This is one of those dishes that will not be sticking around, not because it’s not good – in fact Adam says he rather likes this one, but because it doesn’t work for both of us. Turns out there isn’t enough textural differences within this bake for me to think I’m actually eating something. Also needed the hot sauce that was a) said to be optional (no… not really) and b) I forgot to add before baking. Adam definitely liked these ramkin sized bakes more after topping off with Sriracha. Probably would have also helped to trust the cooking length directions. What can I say, the egg didn’t looked cooked through until twice as long as called for. At which point, there were some hard-boiled like eggs on top.

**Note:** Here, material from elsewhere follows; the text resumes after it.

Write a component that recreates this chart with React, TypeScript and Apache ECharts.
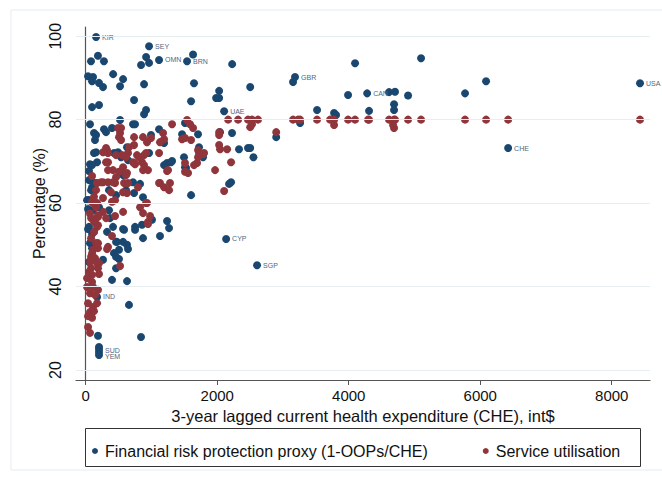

Part of what made me feel this one took a while were the chickpeas. The original recipe calls for basically a can of (already prepared) chickpeas. But since Adam makes hummus, we don’t buy canned chickpeas. Yeah, he insists on buying dried chickpeas and soaking them the night before making hummus. All the hummus. mmmm, hummus. Any rate, there’s been another recipe calling for chickpeas so I’d prepared a batch for that recipe. … I don’t really work with chickpeas much and misjudged how much dried chickpeas I’d need. And thus ended up with 8 cups of cooked chickpeas. Yes, this is even more than Adam would use in one hummus making go. So! mentally I was adding in that time to the prep-time for this recipe. Or at least a portion of it. And that was not a terribly pleasant experience so I may have remembered more time than it actually took. ::shrug:: Any rate, be smart and use canned chickpeas if you make this one.

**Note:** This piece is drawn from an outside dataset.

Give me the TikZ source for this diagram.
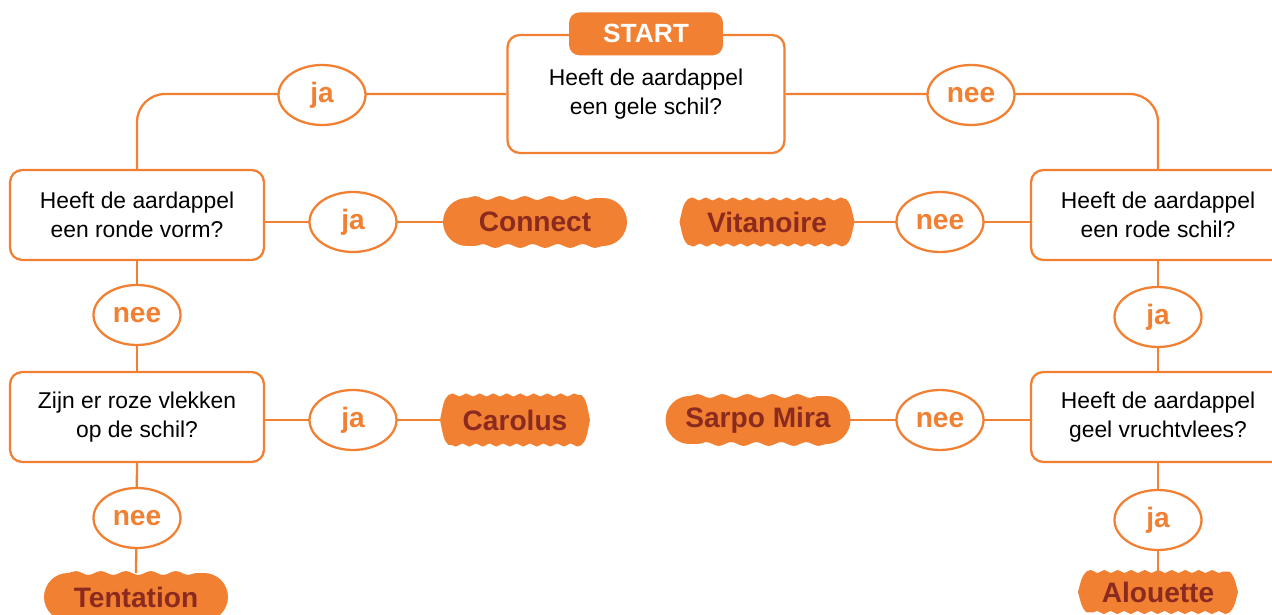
\documentclass[tikz,border=0pt]{standalone}
\usepackage{fontspec}
\setmainfont{Liberation Sans}
\usetikzlibrary{positioning, shapes.geometric, decorations.pathmorphing, backgrounds}
\definecolor{oranje}{RGB}{241,128,50}
\definecolor{bruinrood}{RGB}{139,42,30}
\tikzset{
  link/.style = {draw=oranje, line width=1.3pt},
  question/.style = {rectangle, rounded corners=7pt, draw=oranje, line width=1.3pt,
                     fill=white, minimum width=5.08cm, minimum height=1.8cm,
                     align=center, font=\fontsize{13}{16.5}\selectfont},
  vraagstart/.style = {question, minimum width=5.54cm, minimum height=2.36cm},
  tab/.style = {rectangle, rounded corners=6pt, fill=oranje, text=white,
                minimum width=3.08cm, minimum height=0.86cm,
                font=\fontsize{15}{17}\selectfont\bfseries},
  answer/.style = {ellipse, draw=oranje, line width=1.3pt, fill=white,
                   minimum width=1.74cm, minimum height=1.2cm, inner sep=0pt,
                   text=oranje, font=\fontsize{16}{18}\selectfont\bfseries},
  ras/.style = {text=bruinrood, inner sep=0pt, outer sep=0pt, minimum height=0.96cm,
                font=\fontsize{16}{18}\selectfont\bfseries},
  golf/.style = {decoration={snake, amplitude=1.1pt, segment length=0.5cm}},
  golfje/.style = {decoration={snake, amplitude=0.9pt, segment length=0.27cm}},
}
% vormen achter de rassen
\newcommand\wolkvorm[1]{%
  \fill[oranje] ([xshift=0.48cm]#1.north west)
    decorate[golf] {-- ([xshift=-0.48cm]#1.north east)}
    arc[start angle=90, end angle=-90, radius=0.48cm]
    decorate[golf] {-- ([xshift=0.48cm]#1.south west)}
    arc[start angle=270, end angle=90, radius=0.48cm] -- cycle;}
\newcommand\badgevorm[1]{%
  \fill[oranje] ([xshift=0.17cm]#1.north west)
    decorate[golfje] {-- ([xshift=-0.17cm]#1.north east)}
    .. controls ([xshift=-0.08cm,yshift=-0.1cm]#1.north east) .. (#1.east)
    .. controls ([xshift=-0.08cm,yshift=0.1cm]#1.south east) .. ([xshift=-0.17cm]#1.south east)
    decorate[golfje] {-- ([xshift=0.17cm]#1.south west)}
    .. controls ([xshift=0.08cm,yshift=0.1cm]#1.south west) .. (#1.west)
    .. controls ([xshift=0.08cm,yshift=-0.1cm]#1.north west) .. cycle;}
\begin{document}
\begin{tikzpicture}[x=0.02cm, y=-0.02cm]
  \useasboundingbox (0,0) rectangle (1272,615);

  % vragen
  \node (start) [vraagstart] at (646,94) {Heeft de aardappel\\een gele schil?};
  \node (starttab) [tab] at (start.north) {START};
  \node (q1) [question] at (137,215) {Heeft de aardappel\\een ronde vorm?};
  \node (q2) [question] at (137,417) {Zijn er roze vlekken\\op de schil?};
  \node (q3) [question] at (1158,215) {Heeft de aardappel\\een rode schil?};
  \node (q4) [question] at (1158,417) {Heeft de aardappel\\geel vruchtvlees?};

  % antwoorden
  \node (jaTop) [answer] at (322,95) {ja};
  \node (neeTop) [answer] at (971,95) {nee};
  \node (jaRond) [answer] at (353,222) {ja};
  \node (neeRond) [answer] at (137,315) {nee};
  \node (jaVlek) [answer] at (353,420) {ja};
  \node (neeVlek) [answer] at (137,518) {nee};
  \node (neeRood) [answer] at (940,222) {nee};
  \node (jaRood) [answer] at (1158,317) {ja};
  \node (neeGeel) [answer] at (940,420) {nee};
  \node (jaGeel) [answer] at (1158,520) {ja};

  % rassen
  \node (connect) [ras, minimum width=3.68cm] at (535,222) {Connect};
  \node (carolus) [ras, minimum width=3.0cm, minimum height=1.0cm] at (515,420) {Carolus};
  \node (tentation) [ras, minimum width=3.68cm] at (136,597) {Tentation};
  \node (vitanoire) [ras, minimum width=3.5cm, minimum height=0.92cm] at (767,222) {Vitanoire};
  \node (sarpo) [ras, minimum width=3.7cm] at (758,420) {Sarpo Mira};
  \node (alouette) [ras, minimum width=3.2cm, minimum height=0.82cm] at (1158,592) {Alouette};

  \begin{pgfonlayer}{background}
    \draw[link, rounded corners=16pt] (start.west) -| (q1.north);
    \draw[link, rounded corners=16pt] (start.east) -| (q3.north);
    \draw[link] (q1.south) -- (q2.north);
    \draw[link] (q2.south) -- (tentation.north);
    \draw[link] (q3.south) -- (q4.north);
    \draw[link] (q4.south) -- (alouette.north);
    \draw[link] (jaRond -| q1.east) -- (connect.west);
    \draw[link] (jaVlek -| q2.east) -- (carolus.west);
    \draw[link] (neeRood -| q3.west) -- (vitanoire.east);
    \draw[link] (neeGeel -| q4.west) -- (sarpo.east);
    \wolkvorm{connect}
    \wolkvorm{tentation}
    \wolkvorm{sarpo}
    \badgevorm{carolus}
    \badgevorm{vitanoire}
    \badgevorm{alouette}
  \end{pgfonlayer}
\end{tikzpicture}
\end{document}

The other part of why this felt long was the first portion on the stove, followed by baking. It’s a thing from learning originally on stir-fry, I think. Mentally my brain goes ‘if I’m sautéing stuff on the stove, why aren’t I dumping everything else in (eventually) and finishing on the stove?’ Not a mental thing with baking… makes perfect sense to me to mix everything together and then put it in the oven. Must be categorizing the mixing parts as ‘prep work’…
End result, would I recommend this one to y’all? Only with certain caveats:
1) if you cannot smell (for any reason – a cold or allergies will do it), move along, this is not the recipe you are looking for
2) if you don’t like hot sauce, again not the recipe for you. the extra kick is needed to make the rest interesting (to us any rate)

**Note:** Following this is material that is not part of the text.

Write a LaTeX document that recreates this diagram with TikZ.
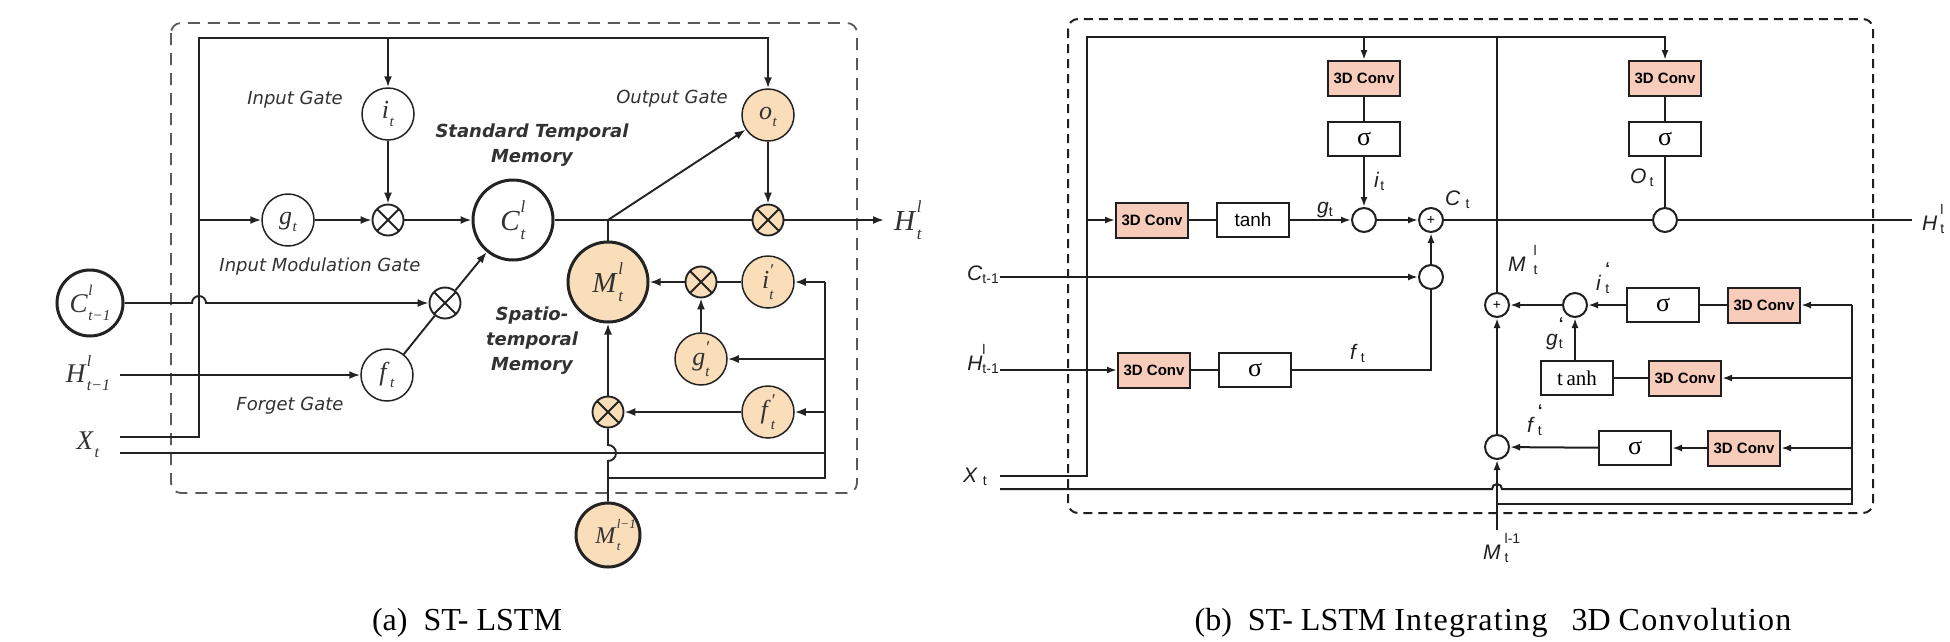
\documentclass[tikz,border=0pt]{standalone}
\usepackage{fontspec}
\setmainfont{Liberation Serif}
\setsansfont{Liberation Sans}
\newfontfamily\dvs{DejaVu Sans}
\usetikzlibrary{arrows.meta}
\definecolor{orA}{RGB}{250,222,186}
\definecolor{pkB}{RGB}{247,204,186}
\definecolor{lnA}{RGB}{35,35,35}
\definecolor{txA}{RGB}{50,50,50}
\definecolor{dsA}{RGB}{90,90,90}
\newcommand{\fs}[1]{\fontsize{#1}{#1}\selectfont}
\newcommand{\sfl}[4][1pt]{\textit{#2}\kern#1\rlap{\raisebox{0.72em}{\fs{14}#4}}\raisebox{-0.18em}{\fs{14}#3}}
\newcommand{\tml}[4][15]{\textit{#2}\kern0.5pt\rlap{\raisebox{0.62em}{\fs{#1}\textit{#4}}}\raisebox{-0.3em}{\fs{#1}\textit{#3}}}
\newcommand{\tmp}[2]{\textit{#1}\rlap{\kern1pt\raisebox{0.46em}{\fs{18}′}}\raisebox{-0.42em}{\fs{15}\textit{#2}}}
\tikzset{
  A/.style={line width=1.9pt, draw=lnA},
  arA/.style={A, -{Latex[length=11pt,width=8pt]}},
  cA/.style={circle, draw=lnA, line width=1.5pt, minimum size=52pt, inner sep=0pt, font=\fs{26}, text=txA},
  cAo/.style={cA, fill=orA},
  bigA/.style={circle, draw=lnA, line width=3pt, minimum size=80pt, inner sep=0pt, font=\fs{29}, text=txA},
  xA/.style={circle, draw=lnA, line width=1.9pt, minimum size=31pt, inner sep=0pt,
    path picture={\draw[line width=1.8pt, draw=lnA]
      ([shift={(-12pt,-12pt)}]path picture bounding box.center) -- ([shift={(12pt,12pt)}]path picture bounding box.center)
      ([shift={(-12pt,12pt)}]path picture bounding box.center) -- ([shift={(12pt,-12pt)}]path picture bounding box.center);}},
  tA/.style={font=\dvs\itshape\fs{18}, text=txA, inner sep=0pt},
  tAb/.style={font=\dvs\bfseries\itshape\fontsize{18}{25}\selectfont, text=txA, align=center, inner sep=0pt},
  mA/.style={font=\fs{27}, text=txA, inner sep=0pt},
  B/.style={line width=2pt, draw=black!88},
  arB/.style={B, -{Latex[length=10pt,width=7pt]}},
  conv/.style={draw=black!88, line width=2pt, fill=pkB, minimum width=72pt, minimum height=35pt, inner sep=0pt, font=\sffamily\bfseries\fs{15}},
  fnb/.style={draw=black!88, line width=2pt, fill=white, minimum width=72pt, minimum height=34pt, inner sep=0pt},
  dotB/.style={circle, draw=black!88, line width=2pt, fill=white, minimum size=24pt, inner sep=0pt,
    path picture={\fill (path picture bounding box.center) circle[radius=0.7pt];}},
  plusB/.style={circle, draw=black!88, line width=2pt, fill=white, minimum size=24pt, inner sep=0pt, font=\sffamily\fs{14}},
  lB/.style={font=\sffamily\fs{21}, inner sep=0pt, text=black!88},
  captxt/.style={font=\fs{32}, inner sep=0pt},
}
\begin{document}
\begin{tikzpicture}[x=1pt,y=-1pt]
\useasboundingbox (0,0) rectangle (1950,641);
\fill[white] (0,0) rectangle (1950,641);

% ================= Panel (a) =================
\draw[dsA, line width=1.8pt, dash pattern=on 12pt off 8pt, rounded corners=10pt] (171,23) rectangle (857,493);

\node[circle, draw=lnA, line width=3pt, minimum size=66pt, inner sep=0pt, font=\fs{27}, text=txA] (Cprev) at (90,303) {\tml{C}{t−1}{l}};
\node[cA] (it) at (388,114) {\tml{i}{t}{}};
\node[cA] (gt) at (288,220) {\tml{g}{t}{}};
\node[cA] (ft) at (387,375) {\tml{f}{t}{}};
\node[xA] (x1) at (388,220) {};
\node[xA] (x2) at (445,303) {};
\node[bigA] (Ct) at (513,220) {\tml[17]{C}{t}{l}};
\node[cAo] (ot) at (768,115) {\tml{o}{t}{}};
\node[xA, fill=orA] (x3) at (768,220) {};
\node[bigA, fill=orA] (Mt) at (608,282) {\tml[17]{M}{t}{l}};
\node[xA, fill=orA] (x4) at (701,282) {};
\node[cAo] (ipt) at (768,282) {\tmp{i}{t}};
\node[cAo] (gpt) at (701,359) {\tmp{g}{t}};
\node[cAo] (fpt) at (768,412) {\tmp{f}{t}};
\node[xA, fill=orA] (x5) at (608,412) {};
\node[circle, draw=lnA, line width=3pt, minimum size=64pt, inner sep=0pt, font=\fs{24}, text=txA, fill=orA] (Mprev) at (608,535) {\tml[13]{M}{t}{l−1}\hspace{10pt}};

\coordinate (aX1) at (120,437);
\coordinate (aX2) at (120,453);
\coordinate (aH1) at (120,375);
\coordinate (aTL) at (199,38);
\coordinate (aTi) at (388,38);
\coordinate (aGi) at (199,220);
\coordinate (aJ) at (608,220);
\coordinate (aHo) at (884,220);
\coordinate (aR1) at (825,282);
\coordinate (aR2) at (825,359);
\coordinate (aR3) at (825,412);
\coordinate (aR4) at (825,478);
\coordinate (aR5) at (825,453);
\coordinate (aM4) at (608,478);

\draw[arA] (aX1) -| (aTL) -| (ot);
\draw[arA] (aTi) -- (it);
\draw[arA] (it) -- (x1);
\draw[arA] (aGi) -- (gt);
\draw[arA] (gt) -- (x1);
\draw[arA] (x1) -- (Ct);
\draw[arA] (Cprev) -- (192,303) arc[start angle=180, end angle=0, radius=7pt] -- (x2);
\draw[arA] (aH1) -- (ft);
\draw[A] (ft) -- (x2);
\draw[arA] (x2) -- (Ct);
\draw[A] (Ct) -- (x3);
\draw[arA] (aJ) -- (ot);
\draw[A] (aJ) -- (Mt);
\draw[arA] (ot) -- (x3);
\draw[arA] (x3) -- (aHo);
\draw[A] (ipt) -- (x4);
\draw[arA] (x4) -- (Mt);
\draw[arA] (gpt) -- (x4);
\draw[arA] (aR1) -- (ipt);
\draw[arA] (aR2) -- (gpt);
\draw[arA] (aR3) -- (fpt);
\draw[arA] (fpt) -- (x5);
\draw[arA] (x5) -- (Mt);
\draw[A] (Mprev) -- (608,461) arc[start angle=-90, end angle=90, radius=8pt] -- (x5);
\draw[A] (aX2) -- (aR5);
\draw[A] (aM4) -- (aR4) -- (aR1);

\node[tA] (lIG) at (295,100) {Input Gate};
\node[tA] (lIMG) at (320,267) {Input Modulation Gate};
\node[tA] (lFG) at (290,406) {Forget Gate};
\node[tA] (lOG) at (672,99) {Output Gate};
\node[tAb] (lSTM) at (532,145) {Standard Temporal\\Memory};
\node[tAb] (lSPM) at (532,341) {Spatio-\\temporal\\Memory};
\node[mA] (lHp) at (88,373) {\tml[16]{H}{t−1}{l}\hspace{10pt}};
\node[mA] (lXt) at (88,445) {\tml[16]{X}{t}{}};
\node[mA, font=\fs{29}] (lHt) at (908,220) {\tml[17]{H}{t}{l}};

\node[captxt] (capA) at (467,623) {(a)\ \ ST- LSTM};

% ================= Panel (b) =================
\draw[black!88, line width=2pt, dash pattern=on 9pt off 6pt, rounded corners=10pt] (1068,19) rectangle (1873,513);

\node[conv] (ci) at (1364,78.5) {3D Conv};
\node[fnb, font=\fs{26}] (si) at (1364,139) {σ};
\node[conv] (co) at (1665,78.5) {3D Conv};
\node[fnb, font=\fs{26}] (so) at (1665,139) {σ};
\node[conv] (cg) at (1152,220) {3D Conv};
\node[fnb, font=\sffamily\fs{19}] (tg) at (1253,220) {tanh};
\node[conv] (cf) at (1154,370) {3D Conv};
\node[fnb, font=\fs{26}] (sf) at (1255,370) {σ};
\node[dotB] (d1) at (1364,220) {};
\node[plusB] (pC) at (1431,220) {+};
\node[dotB] (d2) at (1431,277) {};
\node[dotB] (d3) at (1665,220) {};
\node[plusB] (pM) at (1497,305) {+};
\node[dotB] (d4) at (1575,305) {};
\node[fnb, font=\fs{26}] (si2) at (1663,305) {σ};
\node[conv] (ci2) at (1764,305) {3D Conv};
\node[fnb, font=\fs{21}] (tg2) at (1577,378) {t\,anh};
\node[conv] (cg2) at (1685,378) {3D Conv};
\node[dotB] (d5) at (1497,447) {};
\node[fnb, font=\fs{26}] (sf2) at (1635,448) {σ};
\node[conv] (cf2) at (1744,448) {3D Conv};

\coordinate (bX1) at (1000,476);
\coordinate (bX2) at (1000,489);
\coordinate (bTL) at (1087,37);
\coordinate (bTi) at (1364,37);
\coordinate (bTM) at (1497,37);
\coordinate (bGi) at (1087,220);
\coordinate (bHo) at (1912,220);
\coordinate (bC1) at (1000,277);
\coordinate (bH1) at (1000,370);
\coordinate (bR1) at (1852,305);
\coordinate (bR2) at (1852,378);
\coordinate (bR3) at (1852,448);
\coordinate (bR4) at (1852,504);
\coordinate (bR5) at (1852,489);
\coordinate (bM4) at (1497,504);
\coordinate (bMin) at (1497,530);

\draw[arB] (bX1) -| (bTL) -| (co);
\draw[arB] (bTi) -- (ci);
\draw[B] (ci) -- (si);
\draw[arB] (si) -- (d1);
\draw[B] (bTM) -- (pM);
\draw[B] (co) -- (so);
\draw[B] (so) -- (d3);
\draw[arB] (bGi) -- (cg);
\draw[B] (cg) -- (tg);
\draw[arB] (tg) -- (d1);
\draw[arB] (d1) -- (pC);
\draw[B] (pC) -- (d3);
\draw[B] (d3) -- (bHo);
\draw[arB] (bC1) -- (d2);
\draw[arB] (d2) -- (pC);
\draw[arB] (bH1) -- (cf);
\draw[B] (cf) -- (sf);
\draw[B] (sf) -| (d2);
\draw[B] (bX2) -- (1492,489) arc[start angle=180, end angle=0, radius=5pt] -- (bR5);
\draw[B] (bM4) -- (bR4) -- (bR1);
\draw[arB] (bR1) -- (ci2);
\draw[B] (ci2) -- (si2);
\draw[arB] (si2) -- (d4);
\draw[arB] (d4) -- (pM);
\draw[arB] (bR2) -- (cg2);
\draw[B] (cg2) -- (tg2);
\draw[arB] (tg2.north -| d4) -- (d4);
\draw[arB] (bR3) -- (cf2);
\draw[arB] (cf2) -- (sf2);
\draw[arB] (sf2) -- (d5);
\draw[arB] (d5) -- (pM);
\draw[arB] (bMin) -- (d5);

\node[lB, anchor=base east] (lCp) at (999,280) {\sfl[0pt]{C}{t-1}{}};
\node[lB, anchor=base east] (lHp2) at (999,370) {\sfl[0pt]{H}{t-1}{l}};
\node[lB, anchor=base west] (lXt2) at (963,482) {\sfl[5pt]{X}{t}{}};
\node[lB, anchor=base west] (lgt) at (1317,213) {\sfl[0pt]{g}{t}{}};
\node[lB, anchor=base west] (lit) at (1374,187) {\sfl[1pt]{i}{t}{}};
\node[lB, anchor=base west] (lCt) at (1445,205) {\sfl[5pt]{C}{t}{}};
\node[lB, anchor=base west] (lOt) at (1630,183) {\sfl[3pt]{O}{t}{}};
\node[lB, anchor=base west] (lft) at (1350,359) {\sfl[3pt]{f}{t}{}};
\node[lB, anchor=base west] (lMt) at (1508,271) {\sfl[8pt]{M}{t}{l}};
\node[lB, anchor=base west] (lipt) at (1596,290) {\sfl[4pt]{i}{t}{\fs{17}\bfseries ‘}};
\node[lB, anchor=base west] (lgpt) at (1546,345) {\sfl[1pt]{g}{t}{\fs{17}\bfseries ‘}};
\node[lB, anchor=base west] (lfpt) at (1527,432) {\sfl[3pt]{f}{t}{\fs{17}\bfseries ‘}};
\node[lB, anchor=base west] (lMp) at (1483,559) {\sfl[4pt]{M}{t}{l-1}};
\node[lB, anchor=base west] (lHt2) at (1922,230) {\sfl[3pt]{H}{t}{l}};

\node[captxt] (capB) at (1493,623) {(b)\ \ ST- LSTM {\addfontfeature{LetterSpace=4}Integrating}\ \ \ 3D {\addfontfeature{LetterSpace=4}Convolution}};
\end{tikzpicture}
\end{document}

Sausage, Chickpeas, Kale and Egg bake – Single Servings
Original from TheKitchn.com
Makes 8 seven ounce ramkin size servings
Recipes left to try (& copy…): 23; Dinners: 4 recipes left
- 1 onion (variety to your taste), medium chop
- 2 tbsp olive or other neutral oil
- 1/2 lb sausage (chicken was our choice), sliced
- 1 bunch of kale (variety to your choice), stripped of the stalk and cut into bite-sized pieces
- 3 cups -OR- 2 cans cooked chickpeas
- Hot sauce (variety to your choice)
- 8 eggs
- 8 seven ounce ramkins
- Preheat the oven to 375°F.
- In a medium frying pan, sauté the onion with a pinch of salt in the oil. Cook until the onion softens and begins to turn translucent. Add the sausage, break up into crumbles, and continue cooking until the sausage browns.
- Add the kale to the frying pan. If the kale is a bit wet from washing, continue on; if not, add a splash of water to the pan to steam the kale. Cook until kale is wilted. Add the chickpeas and stir gently to distribute but not mash them.Taste for salt.
- Distribute the mixture between the ramkins and top with some hot sauce. Make a well in the mixture, crack an egg into a small bowl, then slide the egg into the well. Sprinkle with salt, preferably finishing salt and set on a baking sheet (for ease of getting all the ramkins in and out of the oven). Repeat with remaining ramkins. Slide sheet into the oven and bake for 7 minutes, or until the whites are set but the yolk still looks runny. Enjoy.
Note: you can use a toaster oven instead of a full-sized oven if you like.